From August 2016 to September 2016 I briefly dated a colleague at work, called Matt. I’ll admit that he is not my usual type, but something drew me to him. I guess it could have been his sarcastic sense of humour, or the fact that he is a genuinely nice guy.
Matt and I went on two dates. They were pleasant enough, but the butterflies I hoped to feel weren’t there. No fluttering whatsoever. So, shortly after our second date I called things off. I had not long come out of a four year relationship and I knew deep down, Matt was not the guy for me.
Whenever Matt and I were on the same shift together, he would always wait for me so that we could walk out to the car park together. At first, this was pretty cute but after a while, it became quite trying because I knew as soon as we got to our cars, Matt would attempt to suck my face off and to be quite candid, grope a tits and ass. This grew to appear sleazy very fast.

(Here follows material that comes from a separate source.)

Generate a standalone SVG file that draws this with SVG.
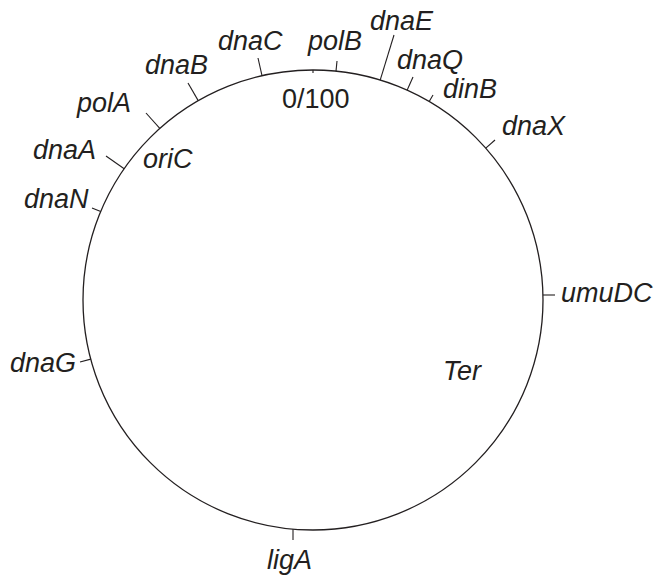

So, I decided honesty is the best policy. I’m just not interested anymore.
I have been back on the dating scene, which hasn’t been entirely successful. Thus, people at work have asked me (quite a lot, I might add!) if I would give Matt another chance. My answer has been a rigid no. “But you used to really like him.” – Yes, this is correct. I did. But isn’t that the whole point of dating? That we explore that person in a different environment and see if there is something there worth pursuing. Well, I had two dates with Matt and this was enough for me to decide that actually, I have no romantic or sexual desire to be with this person. The best I can offer is friendship. So it does baffle me that my colleagues cannot seem to come to terms with that. I really cannot explain it any better than I just did.
I have done my best to make sure things aren’t awkward at work, and for a time they weren’t. Until, that is, when Matt caught wind that I had a date lined up with a guy I had met on Tinder. Matt then messaged me, a lot. He wished me the best of luck on my date, but then also said, “If it doesn’t work out, let me know.” Awkward.
The messages continued, some in attempt make conversation, some asked how he should get over me and other messages were him asking if there would ever be another chance for us. I felt guilty. I had been honest and hoped it would disappear, but Matt had developed feelings for me and this made me feel… well, shitty.
I have no intentions of hurting anybody. Ever.
I don’t know if Matt has received my message loud and clear, the messages are less frequent and he has not yet asked me about my date, which was now over 4 weeks ago. I’m glad that he hasn’t because I don’t want him to think that because my date was a flop, he’ll be back in there with a chance. There is 0% chance.
Dating is supposed to be fun, but the aftermath of unreciprocated feelings is a bloody bitch.